[begin PROVIDED DATA]
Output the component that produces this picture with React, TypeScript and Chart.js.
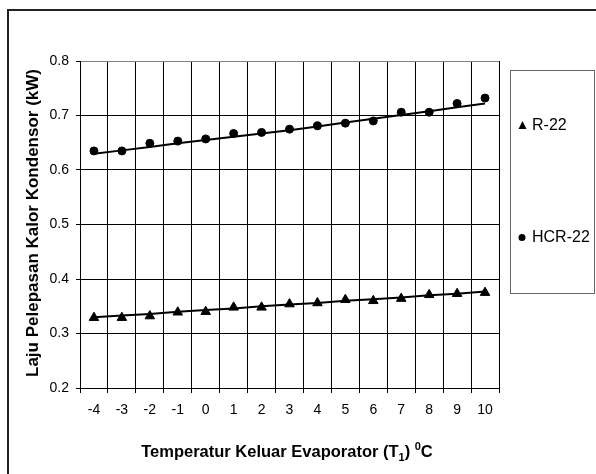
import React, { useEffect, useRef } from "react";
import { Chart, registerables } from "chart.js";

Chart.register(...registerables);

const categories = ["-4", "-3", "-2", "-1", "0", "1", "2", "3", "4", "5", "6", "7", "8", "9", "10"];
const r22Values = [0.329, 0.329, 0.332, 0.339, 0.340, 0.348, 0.348, 0.354, 0.356, 0.362, 0.360, 0.364, 0.371, 0.373, 0.375];
const hcr22Values = [0.635, 0.635, 0.649, 0.653, 0.657, 0.667, 0.669, 0.675, 0.681, 0.686, 0.690, 0.706, 0.706, 0.722, 0.732];
const r22Trend = [0.330, 0.333, 0.336, 0.340, 0.343, 0.346, 0.350, 0.353, 0.356, 0.360, 0.363, 0.366, 0.370, 0.373, 0.377];
const hcr22Trend = [0.630, 0.636, 0.642, 0.649, 0.655, 0.661, 0.667, 0.673, 0.680, 0.687, 0.694, 0.701, 0.708, 0.715, 0.722];
const yMin = 0.2;
const yMax = 0.8;
const yStep = 0.1;
const seriesNames = ["R-22", "HCR-22"];
const yTitle = "Laju Pelepasan Kalor Kondensor (kW)";
const xTitleMain = "Temperatur Keluar Evaporator (T";
const xTitleSub = "1";
const xTitleMid = ") ";
const xTitleSup = "0";
const xTitleEnd = "C";

const FONT = "'Liberation Sans', Arial, sans-serif";

const decorPlugin = {
  id: "decor",
  afterDraw(chart: any) {
    const ctx = chart.ctx as CanvasRenderingContext2D;
    ctx.save();
    // outer frame (left + top edges visible)
    ctx.strokeStyle = "#222";
    ctx.lineWidth = 2;
    ctx.beginPath();
    ctx.moveTo(8, 600);
    ctx.lineTo(8, 10);
    ctx.lineTo(700, 10);
    ctx.stroke();

    // legend box
    ctx.strokeStyle = "#666";
    ctx.lineWidth = 1;
    ctx.strokeRect(510.5, 70.5, 84, 223);

    ctx.fillStyle = "#000";
    // triangle marker
    ctx.beginPath();
    ctx.moveTo(522.5, 121);
    ctx.lineTo(526.5, 129);
    ctx.lineTo(518.5, 129);
    ctx.closePath();
    ctx.fill();
    // circle marker
    ctx.beginPath();
    ctx.arc(522, 237.5, 3.5, 0, Math.PI * 2);
    ctx.fill();

    ctx.font = `16px ${FONT}`;
    ctx.textBaseline = "middle";
    ctx.textAlign = "left";
    ctx.fillText(seriesNames[0], 532, 126);
    ctx.fillText(seriesNames[1], 532, 238);

    // y title
    ctx.save();
    ctx.translate(33, 223);
    ctx.rotate(-Math.PI / 2);
    ctx.font = `bold 17px ${FONT}`;
    ctx.textAlign = "center";
    ctx.textBaseline = "middle";
    ctx.fillText(yTitle, 0, 0);
    ctx.restore();

    // x title
    const mainFont = `bold 16.5px ${FONT}`;
    const smallFont = `bold 11px ${FONT}`;
    ctx.textBaseline = "alphabetic";
    ctx.textAlign = "left";
    ctx.font = mainFont;
    const w1 = ctx.measureText(xTitleMain).width;
    const w3 = ctx.measureText(xTitleMid).width;
    const w5 = ctx.measureText(xTitleEnd).width;
    ctx.font = smallFont;
    const w2 = ctx.measureText(xTitleSub).width;
    const w4 = ctx.measureText(xTitleSup).width;
    const total = w1 + w2 + w3 + w4 + w5;
    let x = 287 - total / 2;
    const base = 457;
    ctx.font = mainFont;
    ctx.fillText(xTitleMain, x, base);
    x += w1;
    ctx.font = smallFont;
    ctx.fillText(xTitleSub, x, base + 4);
    x += w2;
    ctx.font = mainFont;
    ctx.fillText(xTitleMid, x, base);
    x += w3;
    ctx.font = smallFont;
    ctx.fillText(xTitleSup, x, base - 7);
    x += w4;
    ctx.font = mainFont;
    ctx.fillText(xTitleEnd, x, base);
    ctx.restore();
  },
};

export default function App() {
  const canvasRef = useRef<HTMLCanvasElement | null>(null);

  useEffect(() => {
    if (!canvasRef.current) return;
    const chart = new Chart(canvasRef.current, {
      type: "line",
      data: {
        labels: categories,
        datasets: [
          {
            label: seriesNames[0],
            data: r22Values,
            showLine: false,
            pointStyle: "triangle",
            pointRadius: 5.5,
            pointBackgroundColor: "#000",
            pointBorderColor: "#000",
            borderColor: "#000",
            backgroundColor: "#000",
          },
          {
            label: seriesNames[1],
            data: hcr22Values,
            showLine: false,
            pointStyle: "circle",
            pointRadius: 4,
            pointBackgroundColor: "#000",
            pointBorderColor: "#000",
            borderColor: "#000",
            backgroundColor: "#000",
          },
          {
            label: "R-22 trend",
            data: r22Trend,
            borderColor: "#000",
            borderWidth: 2,
            pointRadius: 0,
            tension: 0,
          },
          {
            label: "HCR-22 trend",
            data: hcr22Trend,
            borderColor: "#000",
            borderWidth: 2,
            pointRadius: 0,
            tension: 0,
          },
        ],
      },
      options: {
        animation: false,
        responsive: true,
        maintainAspectRatio: false,
        layout: { padding: { left: 0, top: 61, right: 97, bottom: 0 } },
        plugins: {
          legend: { display: false },
          tooltip: { enabled: false },
          title: { display: false },
        },
        scales: {
          x: {
            offset: true,
            grid: {
              offset: true,
              color: (c: any) => (c.index === categories.length ? "#808080" : "#000"),
              tickColor: "#000",
              tickLength: 5,
              lineWidth: 1,
            },
            border: { color: "#000", width: 1 },
            ticks: {
              color: "#000",
              font: { family: FONT, size: 14 },
              padding: 9,
              maxRotation: 0,
              autoSkip: false,
            },
            afterFit: (s: any) => {
              s.height = 86;
            },
          },
          y: {
            min: yMin,
            max: yMax,
            grid: {
              color: (c: any) => (c.tick && Math.abs(c.tick.value - yMax) < 1e-6 ? "#808080" : "#000"),
              tickColor: "#000",
              tickLength: 4,
              lineWidth: 1,
            },
            border: { color: "#000", width: 1 },
            ticks: {
              stepSize: yStep,
              color: "#000",
              font: { family: FONT, size: 14 },
              padding: 7,
              callback: (v: any) => Number(v).toFixed(1),
            },
            afterFit: (s: any) => {
              s.width = 80;
            },
          },
        },
      },
      plugins: [decorPlugin],
    });
    return () => chart.destroy();
  }, []);

  return (
    <div style={{ position: "fixed", left: 0, top: 0, width: 596, height: 474, background: "#fff" }}>
      <canvas ref={canvasRef} />
    </div>
  );
}
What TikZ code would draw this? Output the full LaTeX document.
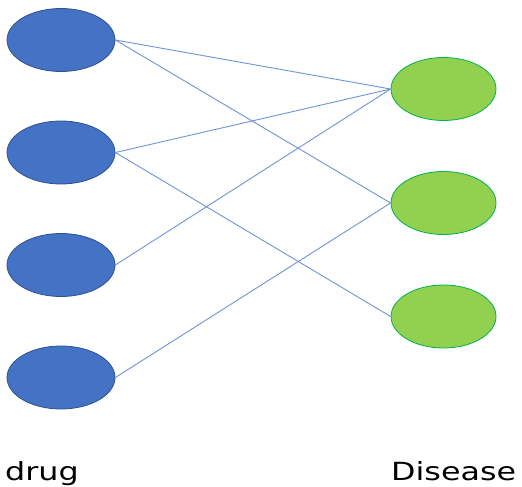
\documentclass[tikz,border=0pt]{standalone}
\usepackage{fontspec}
\usepackage{tikz}
\usetikzlibrary{shapes.geometric}
\newfontfamily\labelfont[FakeStretch=1.27]{DejaVu Sans}
\definecolor{drugblue}{HTML}{4472C4}
\definecolor{drugedge}{HTML}{2F528F}
\definecolor{disgreen}{HTML}{92D050}
\definecolor{disedge}{HTML}{00B050}
\definecolor{linkblue}{HTML}{6E93D6}
\tikzset{
    drug/.style={ellipse, fill=drugblue, draw=drugedge, line width=0.8pt,
        minimum width=108pt, minimum height=63pt, inner sep=0pt},
    disease/.style={ellipse, fill=disgreen, draw=disedge, line width=0.8pt,
        minimum width=105pt, minimum height=63pt, inner sep=0pt},
    link/.style={linkblue, line width=0.9pt},
    caption/.style={font=\labelfont\fontsize{25}{30}\selectfont, inner sep=0pt},
}

\begin{document}
\begin{tikzpicture}[x=1pt,y=-1pt]
\useasboundingbox (0,0) rectangle (522,487);
\node[drug] (d1) at (61,40) {};
\node[drug] (d2) at (61,152.5) {};
\node[drug] (d3) at (61,265) {};
\node[drug] (d4) at (61,377.5) {};
\node[disease] (s1) at (443.5,89) {};
\node[disease] (s2) at (443.5,203) {};
\node[disease] (s3) at (443.5,316.5) {};

\draw[link] (d1.east) -- (s1.west);
\draw[link] (d1.east) -- (s2.west);
\draw[link] (d2.east) -- (s1.west);
\draw[link] (d2.east) -- (s3.west);
\draw[link] (d3.east) -- (s1.west);
\draw[link] (d4.east) -- (s2.west);

\node[caption, anchor=base west] (druglabel) at (5,480) {drug};
\node[caption, anchor=base west] (diseaselabel) at (391,480) {Disease};
\end{tikzpicture}
\end{document}
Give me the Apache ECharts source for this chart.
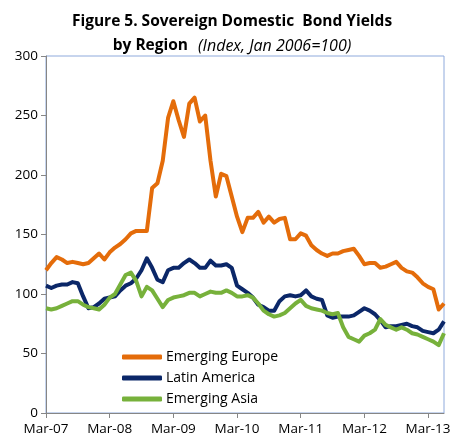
<!DOCTYPE html>
<html>
<head>
<meta charset="utf-8">
<script src="https://cdn.jsdelivr.net/npm/echarts@6/dist/echarts.min.js"></script>
<style>
  html, body { margin: 0; padding: 0; background: #fff; }
  #chart { width: 464px; height: 442px; }
</style>
</head>
<body>
<div id="chart"></div>
<script>
// Monthly observations, Mar-2007 .. Jun-2013 (index, Jan 2006 = 100)
const monthNames = ['Jan','Feb','Mar','Apr','May','Jun','Jul','Aug','Sep','Oct','Nov','Dec'];
const months = [];
for (let k = 0; k < 76; k++) {
  const m = (2 + k) % 12;
  const y = 7 + Math.floor((2 + k) / 12);
  months.push(monthNames[m] + '-' + String(y).padStart(2, '0'));
}

const emergingEurope = [
  120, 126, 131, 129, 126, 127, 126, 125, 126, 130,
  134, 129, 135, 139, 142, 146, 151, 153, 153, 153,
  189, 193, 212, 248, 262, 246, 232, 260, 265, 245,
  250, 212, 182, 201, 199, 182, 165, 152, 164, 164,
  169, 160, 165, 160, 163, 164, 146, 146, 151, 149,
  141, 137, 134, 132, 134, 134, 136, 137, 138, 132,
  125, 126, 126, 122, 123, 125, 127, 122, 119, 118,
  114, 109, 106, 104, 87, 92
];

const latinAmerica = [
  107, 105, 107, 108, 108, 110, 109, 98, 88, 89,
  92, 96, 97, 98, 103, 107, 109, 113, 120, 130,
  122, 112, 110, 120, 122, 122, 126, 129, 126, 122,
  122, 128, 124, 124, 125, 122, 107, 104, 101, 97,
  91, 89, 86, 86, 94, 98, 99, 98, 99, 103,
  98, 96, 95, 82, 80, 81, 81, 81, 82, 85,
  88, 86, 83, 78, 72, 73, 73, 74, 75, 73,
  72, 69, 68, 67, 70, 77
];

const emergingAsia = [
  88, 87, 88, 90, 92, 94, 94, 91, 89, 88,
  87, 91, 97, 100, 108, 116, 118, 111, 98, 106,
  103, 96, 89, 95, 97, 98, 99, 101, 101, 98,
  100, 102, 101, 101, 103, 101, 98, 98, 99, 97,
  92, 86, 83, 81, 82, 84, 88, 92, 95, 90,
  88, 87, 86, 84, 83, 84, 72, 64, 62, 60,
  65, 67, 70, 79, 74, 72, 70, 72, 70, 67,
  66, 64, 62, 60, 57, 67
];

const yTicks = { min: 0, max: 300, interval: 50 };

const chart = echarts.init(document.getElementById('chart'), null, { renderer: 'canvas' });

const fontFamily = '"Open Sans", "Liberation Sans", sans-serif';

chart.setOption({
  animation: false,
  backgroundColor: '#ffffff',
  title: {
    left: 'center',
    top: 5,
    text: '{b|Figure 5. Sovereign Domestic  Bond Yields}\n{b|by Region}  {i|(Index, Jan 2006=100)}',
    textStyle: {
      rich: {
        b: { fontFamily: fontFamily, fontSize: 15.5, fontWeight: 'bold', color: '#000', lineHeight: 24 },
        i: { fontFamily: fontFamily, fontSize: 16, fontWeight: 'normal', fontStyle: 'italic', color: '#000', lineHeight: 24 }
      }
    }
  },
  grid: {
    left: 46, right: 20, top: 56, bottom: 29,
    show: true,
    borderColor: '#8FAADC',
    borderWidth: 1
  },
  legend: {
    orient: 'vertical',
    left: 117,
    top: 345,
    itemWidth: 40,
    itemHeight: 5,
    itemGap: 7,
    icon: 'roundRect',
    textStyle: { fontFamily: fontFamily, fontSize: 14, color: '#000', padding: [0, 0, 0, -1] },
    data: ['Emerging Europe', 'Latin America', 'Emerging Asia']
  },
  xAxis: {
    type: 'category',
    data: months,
    boundaryGap: false,
    axisLine: { lineStyle: { color: '#868686', width: 1 } },
    axisTick: {
      show: true,
      length: 5,
      interval: function (i) { return i % 12 === 0; },
      lineStyle: { color: '#868686' }
    },
    axisLabel: {
      interval: function (i) { return i % 12 === 0; },
      fontFamily: fontFamily,
      fontSize: 13.5,
      color: '#000',
      margin: 9
    },
    splitLine: { show: false }
  },
  yAxis: {
    type: 'value',
    min: yTicks.min,
    max: yTicks.max,
    interval: yTicks.interval,
    axisLine: { show: true, lineStyle: { color: '#868686', width: 1 } },
    axisTick: { show: true, length: 5, lineStyle: { color: '#868686' } },
    axisLabel: { fontFamily: fontFamily, fontSize: 13.5, color: '#000', margin: 8 },
    splitLine: { show: false }
  },
  series: [
    {
      name: 'Emerging Europe',
      type: 'line',
      data: emergingEurope,
      symbol: 'none',
      lineStyle: { color: '#E46C0A', width: 4, join: 'round' },
      itemStyle: { color: '#E46C0A' },
      z: 3
    },
    {
      name: 'Latin America',
      type: 'line',
      data: latinAmerica,
      symbol: 'none',
      lineStyle: { color: '#0B2768', width: 4, join: 'round' },
      itemStyle: { color: '#0B2768' },
      z: 2
    },
    {
      name: 'Emerging Asia',
      type: 'line',
      data: emergingAsia,
      symbol: 'none',
      lineStyle: { color: '#77B13B', width: 4, join: 'round' },
      itemStyle: { color: '#77B13B' },
      z: 4
    }
  ]
});
</script>
</body>
</html>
[end PROVIDED DATA]
- [PROBLEM DETAILS] Pull out each line containing the word "this" and copy it.

- [TASK SOLUTION]
Output the component that produces this picture with React, TypeScript and Chart.js.
What TikZ code would draw this? Output the full LaTeX document.
Give me the Apache ECharts source for this chart.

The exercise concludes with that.